Right place, wrong time

Booker Robert Meijerink says that the acts that see the most benefit from performing tend to be those that already have a strong team around them.

“It can be hard sometimes, when an act clearly has the talent to play Eurosonic, but haven’t got the support they’ll need – from radio, an agent, a label, or indeed financially – to get them there and get them enough attention,” he says.

“We try to prevent acts essentially turning up for a ‘fun trip to Groningen’, and that means making sure that they’ll be able to make the most of their exposure to the industry.”

Meijerink adds that the ‘readiness’ of said acts, along with their country of origin, has a strong bearing when picking out the 4,500 submissions they receive each year.

“Obviously it’s quite tricky getting the turnaround fast enough – we don’t have too long to make sure not only of the quality of those who are playing but also that each country is well represented,” he says.

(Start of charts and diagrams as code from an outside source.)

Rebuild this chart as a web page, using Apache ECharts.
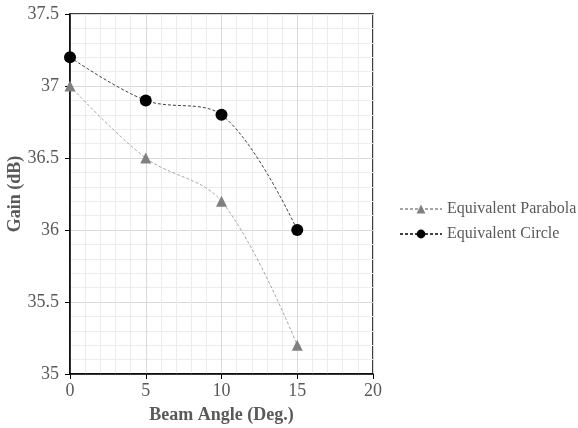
<!DOCTYPE html>
<html><head><meta charset="utf-8">
<script src="https://cdn.jsdelivr.net/npm/echarts@6/dist/echarts.min.js"></script>
<style>html,body{margin:0;padding:0;background:#fff}#c{width:578px;height:428px}</style>
</head><body><div id="c"></div>
<script>
const angles = [0, 5, 10, 15];
const parabolaGain = [37.0, 36.5, 36.2, 35.2];
const circleGain = [37.2, 36.9, 36.8, 36.0];
const seriesNames = ['Equivalent Parabola', 'Equivalent Circle'];
const xTitle = 'Beam Angle (Deg.)';
const yTitle = 'Gain (dB)';

const font = 'Liberation Serif, Times New Roman, serif';
const chart = echarts.init(document.getElementById('c'));
const mk = (xs, ys) => xs.map((x, i) => [x, ys[i]]);
chart.setOption({
  animation: false,
  textStyle: { fontFamily: font },
  grid: { left: 70, top: 14, width: 303, height: 360, containLabel: false, outerBoundsMode: 'none', show: true, borderColor: '#000', borderWidth: 1.5, backgroundColor: 'transparent' },
  xAxis: {
    type: 'value', min: 0, max: 20, interval: 5,
    name: xTitle, nameLocation: 'middle', nameGap: 32, nameMoveOverlap: false,
    nameTextStyle: { fontFamily: font, fontSize: 18, fontWeight: 'bold', color: '#595959' },
    axisLine: { show: true, onZero: false, lineStyle: { color: '#000', width: 1.5 } },
    axisTick: { show: true, inside: false, length: 5, lineStyle: { color: '#000' } },
    axisLabel: { fontFamily: font, fontSize: 18, color: '#595959', margin: 8 },
    splitLine: { show: true, lineStyle: { color: '#d9d9d9', width: 1 } },
    minorTick: { show: false, splitNumber: 5 },
    minorSplitLine: { show: true, lineStyle: { color: '#ececec', width: 1 } }
  },
  yAxis: {
    type: 'value', min: 35, max: 37.5, interval: 0.5,
    name: yTitle, nameLocation: 'middle', nameGap: 46, nameRotate: 90, nameMoveOverlap: false,
    nameTextStyle: { fontFamily: font, fontSize: 18, fontWeight: 'bold', color: '#595959' },
    axisLine: { show: true, onZero: false, lineStyle: { color: '#000', width: 1.5 } },
    axisTick: { show: true, inside: false, length: 5, lineStyle: { color: '#000' } },
    axisLabel: { fontFamily: font, fontSize: 18, color: '#595959', margin: 11 },
    splitLine: { show: true, lineStyle: { color: '#d9d9d9', width: 1 } },
    minorTick: { show: false, splitNumber: 5 },
    minorSplitLine: { show: true, lineStyle: { color: '#ececec', width: 1 } }
  },
  legend: {
    orient: 'vertical', left: 394, top: 196, itemGap: 9, itemWidth: 42, itemHeight: 11,
    textStyle: { fontFamily: font, fontSize: 16, color: '#595959' },
    data: seriesNames
  },
  series: [
    {
      name: seriesNames[0], type: 'line', smooth: 0.35, data: mk(angles, parabolaGain),
      symbol: 'triangle', symbolSize: 11,
      itemStyle: { color: '#808080' },
      lineStyle: { color: '#a6a6a6', width: 1, type: [3, 2] }
    },
    {
      name: seriesNames[1], type: 'line', smooth: 0.35, data: mk(angles, circleGain),
      symbol: 'circle', symbolSize: 12,
      itemStyle: { color: '#000' },
      lineStyle: { color: '#404040', width: 1, type: [3, 2] }
    }
  ]
});
</script></body></html>
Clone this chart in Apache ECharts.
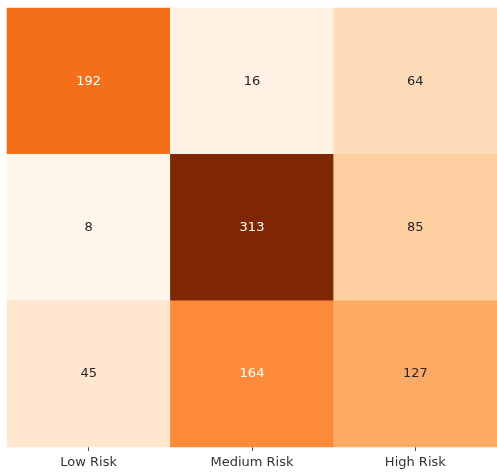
<!DOCTYPE html>
<html>
<head>
<meta charset="utf-8">
<script src="https://cdn.jsdelivr.net/npm/echarts@6/dist/echarts.min.js"></script>
<style>html,body{margin:0;padding:0;background:#fff;}#c{width:497px;height:473px;}</style>
</head>
<body>
<div id="c"></div>
<script>
const xLabels = ['Low Risk', 'Medium Risk', 'High Risk'];
const yLabels = ['Low Risk', 'Medium Risk', 'High Risk'];
const row0 = [192, 16, 64];
const row1 = [8, 313, 85];
const row2 = [45, 164, 127];
const rows = [row0, row1, row2];
const oranges = ['#fff5eb','#fee6ce','#fdd0a2','#fdae6b','#fd8d3c','#f16913','#d94801','#a63603','#7f2704'];

const data = [];
rows.forEach((r, yi) => r.forEach((v, xi) => {
  data.push({value: [xi, yi, v], label: {color: v > 150 ? '#ffffff' : '#262626'}});
}));
const all = rows.flat();
const chart = echarts.init(document.getElementById('c'));
chart.setOption({
  animation: false,
  grid: {left: 7, right: 0, top: 8, bottom: 26},
  xAxis: {
    type: 'category', data: xLabels, position: 'bottom',
    axisLine: {show: false},
    axisTick: {show: true, alignWithLabel: true, length: 4, lineStyle: {color: '#555'}},
    axisLabel: {color: '#333', fontFamily: 'DejaVu Sans', fontSize: 13, margin: 9},
    splitLine: {show: false}
  },
  yAxis: {
    type: 'category', data: yLabels, inverse: true,
    axisLine: {show: false}, axisTick: {show: false}, axisLabel: {show: false}
  },
  visualMap: {
    show: false, min: Math.min(...all), max: Math.max(...all), dimension: 2,
    inRange: {color: oranges}
  },
  series: [{
    type: 'heatmap', data: data,
    label: {show: true, fontFamily: 'DejaVu Sans', fontSize: 13},
    itemStyle: {borderWidth: 0}
  }]
});
</script>
</body>
</html>
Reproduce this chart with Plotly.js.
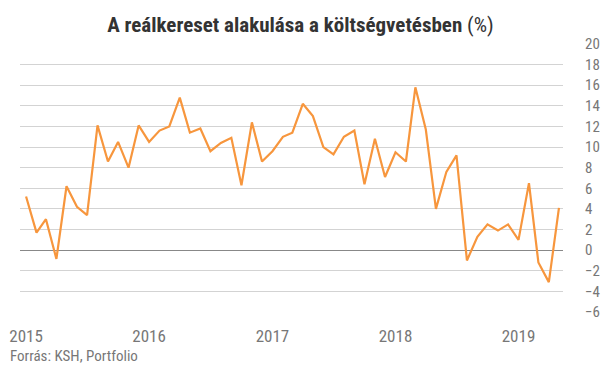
<!DOCTYPE html>
<html>
<head>
<meta charset="utf-8">
<script src="https://cdn.plot.ly/plotly-3.0.1.min.js"></script>
<style>html,body{margin:0;padding:0;background:#fff;}#chart{width:602px;height:366px;}</style>
</head>
<body>
<div id="chart"></div>
<script>
// Monthly real wage growth (%), 2015-01 .. 2019-05
const months = [
  "2015-01","2015-02","2015-03","2015-04","2015-05","2015-06","2015-07","2015-08","2015-09","2015-10","2015-11","2015-12",
  "2016-01","2016-02","2016-03","2016-04","2016-05","2016-06","2016-07","2016-08","2016-09","2016-10","2016-11","2016-12",
  "2017-01","2017-02","2017-03","2017-04","2017-05","2017-06","2017-07","2017-08","2017-09","2017-10","2017-11","2017-12",
  "2018-01","2018-02","2018-03","2018-04","2018-05","2018-06","2018-07","2018-08","2018-09","2018-10","2018-11","2018-12",
  "2019-01","2019-02","2019-03","2019-04","2019-05"
];
const realWage = [
  5.2, 1.7, 3.0, -0.85, 6.2, 4.2, 3.4, 12.1, 8.6, 10.5, 8.0, 12.1,
  10.5, 11.6, 12.0, 14.8, 11.4, 11.8, 9.6, 10.4, 10.9, 6.3, 12.4, 8.6,
  9.6, 11.0, 11.4, 14.2, 13.0, 10.0, 9.3, 11.0, 11.6, 6.4, 10.8, 7.1,
  9.5, 8.6, 15.8, 11.7, 4.0, 7.6, 9.2, -1.0, 1.3, 2.5, 1.9, 2.5,
  1.0, 6.5, -1.2, -3.1, 4.1
];
const yearLabels = ["2015", "2016", "2017", "2018", "2019"];
const yTicks = [-6, -4, -2, 0, 2, 4, 6, 8, 10, 12, 14, 16, 18, 20];

const FONT = "'Roboto Condensed', 'Liberation Sans Narrow', 'DejaVu Sans Condensed', Roboto, sans-serif";

const trace = {
  x: months, y: realWage, type: "scatter", mode: "lines",
  line: {color: "#f7963d", width: 2.2}
};

const layout = {
  width: 602, height: 366,
  margin: {l: 20, r: 39, t: 44, b: 54},
  paper_bgcolor: "#fff", plot_bgcolor: "#fff",
  showlegend: false,
  title: {
    text: "<b>A reálkereset alakulása a költségvetésben</b> (%)",
    font: {family: FONT, size: 21, color: "#333"},
    x: 0.499, xanchor: "center", y: 0.934, yanchor: "middle"
  },
  xaxis: {
    type: "date",
    range: ["2014-12-14", "2019-05-13"],
    showgrid: false, zeroline: false, showline: false,
    tickmode: "array",
    tickvals: yearLabels.map(y => y + "-01-01"), ticktext: yearLabels,
    ticks: "", ticklabelstandoff: 12,
    tickfont: {family: FONT, size: 17, color: "#777"}
  },
  yaxis: {
    side: "right", range: [-6, 20],
    tickmode: "array", tickvals: yTicks,
    showgrid: true, gridcolor: "#d3d3d3", gridwidth: 1,
    zeroline: true, zerolinecolor: "#888", zerolinewidth: 1,
    showline: false, ticks: "", ticklabelstandoff: 21,
    tickfont: {family: FONT, size: 15, color: "#777"}
  },
  annotations: [{
    text: "Forrás: KSH, Portfolio", xref: "paper", yref: "paper",
    x: -0.022, xanchor: "left", y: -0.205, yanchor: "bottom", showarrow: false,
    font: {family: FONT, size: 15, color: "#777"}
  }]
};

Plotly.newPlot("chart", [trace], layout, {staticPlot: true, displayModeBar: false});
</script>
</body>
</html>
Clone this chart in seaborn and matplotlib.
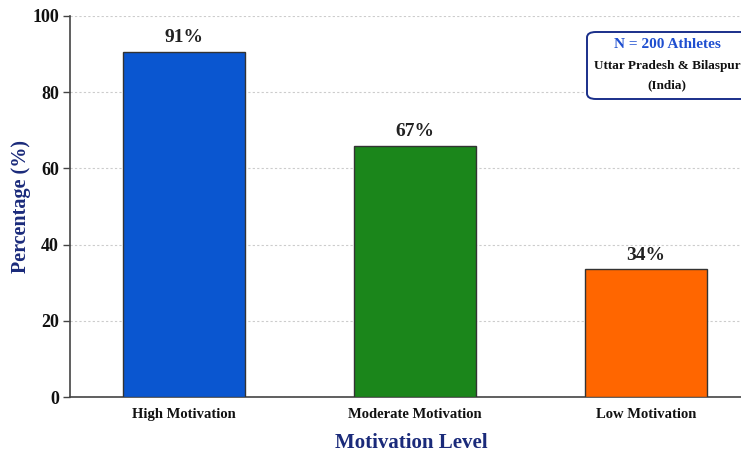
import matplotlib
matplotlib.use("Agg")
import matplotlib.pyplot as plt
import seaborn as sns
import pandas as pd
from matplotlib.patches import FancyBboxPatch

categories = ["High Motivation", "Moderate Motivation", "Low Motivation"]
values = [90.5, 66.0, 33.5]
value_labels = ["91%", "67%", "34%"]
colors = ["#0a56d0", "#1b861b", "#ff6600"]
yticks = [0, 20, 40, 60, 80, 100]

df = pd.DataFrame({"level": categories, "pct": values})

sns.set_theme(style="white")
plt.rcParams["font.family"] = ["Liberation Serif", "DejaVu Serif"]
plt.rcParams["font.weight"] = "bold"

fig = plt.figure(figsize=(7.41, 4.58), dpi=100)
ax = fig.add_axes([70 / 741, 61 / 458, 730 / 741, 381 / 458])

sns.barplot(data=df, x="level", y="pct", hue="level", palette=colors,
            legend=False, width=0.528, saturation=1, edgecolor="#333333",
            linewidth=1.0, ax=ax, zorder=3)

ax.set_xlim(-0.494, 2.666)
ax.set_ylim(0, 100)
ax.set_yticks(yticks)
ax.set_yticklabels([str(t) for t in yticks], fontsize=13, fontweight="bold", color="#111111")
ax.tick_params(axis="y", length=5, width=1, color="#444444", pad=3, left=True)
ax.tick_params(axis="x", length=0, pad=8)
for lab in ax.get_xticklabels():
    lab.set_fontsize(10.5)
    lab.set_fontweight("bold")
    lab.set_color("#111111")

ax.yaxis.grid(True, linestyle=(0, (2, 2)), color="#cccccc", linewidth=0.8, zorder=0)
ax.xaxis.grid(False)
for s in ["top", "right"]:
    ax.spines[s].set_visible(False)
for s in ["left", "bottom"]:
    ax.spines[s].set_color("#444444")
    ax.spines[s].set_linewidth(1.2)

ax.set_ylabel("Percentage (%)", fontsize=14.5, fontweight="bold", color="#1a2a7a", labelpad=1)
ax.set_xlabel("Motivation Level", fontsize=15, fontweight="bold", color="#1a2a7a")
ax.xaxis.set_label_coords(0.468, -0.094)

for i, (v, lab) in enumerate(zip(values, value_labels)):
    ax.text(i, v + 1.5, lab, ha="center", va="bottom", fontsize=14,
            fontweight="bold", color="#222222", zorder=4)

# annotation box
box = FancyBboxPatch((587 / 741, (458 - 99) / 458), 175 / 741, 67 / 458,
                     boxstyle="round,pad=0,rounding_size=0.012",
                     transform=fig.transFigure, facecolor="white",
                     edgecolor="#1a2f8a", linewidth=1.4, zorder=5)
fig.patches.append(box)
fig.text(667 / 741, (458 - 45) / 458, "N = 200 Athletes", ha="center", va="center",
         fontsize=11, fontweight="bold", color="#1f4fd0", zorder=6)
fig.text(667 / 741, (458 - 66) / 458, "Uttar Pradesh & Bilaspur", ha="center", va="center",
         fontsize=9.5, fontweight="bold", color="#111111", zorder=6)
fig.text(667 / 741, (458 - 85) / 458, "(India)", ha="center", va="center",
         fontsize=9.5, fontweight="bold", color="#111111", zorder=6)

fig.savefig("out.png", dpi=100)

“The UK is typically well represented in that of course, it’s just a case of deciding which acts are going to have the best chance of securing bookings, in the right stage of their career.”

 

Prior planning

Coda Agency’s Natasha Bent feels that Eurosonic has become a particularly important point in any agent’s calendar.

“All the acts that have been picked to play Eurosonic get great reactions from it,” she says.

“A lot of my acts have benefitted in the past including CHVRCHES, First Aid Kit, IDLES, Superorganism, YOUNGR – if they play at the right time, it’s incredibly effective, and it’s yielded opportunities which I’m very grateful for.”

Alongside the promotional possibilities, Bent notes that the event is as much a useful networking event as it is a chance to go to the live shows, which don’t necessarily hold as much potential for acquisition as one might think.

“I primarily go to support my acts and meet all key promoters, but it’s such a small network in this industry, you will hear about what’s worth seeing,” she says.

“The tough bit is that the majority of ‘hot’ acts usually already have an agent in place.”

“In terms of promoting my own acts, I will send a solid update in advance to my network of industry promoters, labels etc that I already have long standing relationships with.

“Usually, I have been updating them already for months on said acts and it becomes a must-see show for them.”

 

Best in the west

Chief executive of MMF Annabella Coldrick agrees that Eurosonic is a unique opportunity to get ahead of the curve.

“It’s an excellent chance to be able to take in a huge number of acts at once, but at a pace that’s still manageable,” she says.

“I consider myself to be slow and I get to say six or seven bands in one night – some people are scouting acts incredibly quickly, listening to two songs per act, then on to the next one.

“It’s a good and slightly odd experience seeing acts that will go on to be future festival main-stage acts in a small pub in Groningen.”

Coldrick adds that despite not being a booking agent, the event still holds significant value to her, especially in comparison to equivalent events.

“People tend to obsess over SXSW [in Austin, Texas], but the comparative hassle involved is worth considering,” she says.

“Eurosonic is a fantastic networking event for me with very little difficulty involved in the logistics of getting and staying there, and I’ll be able to meet European managers of the various acts there, so it’s a place to make connections and form alliances.”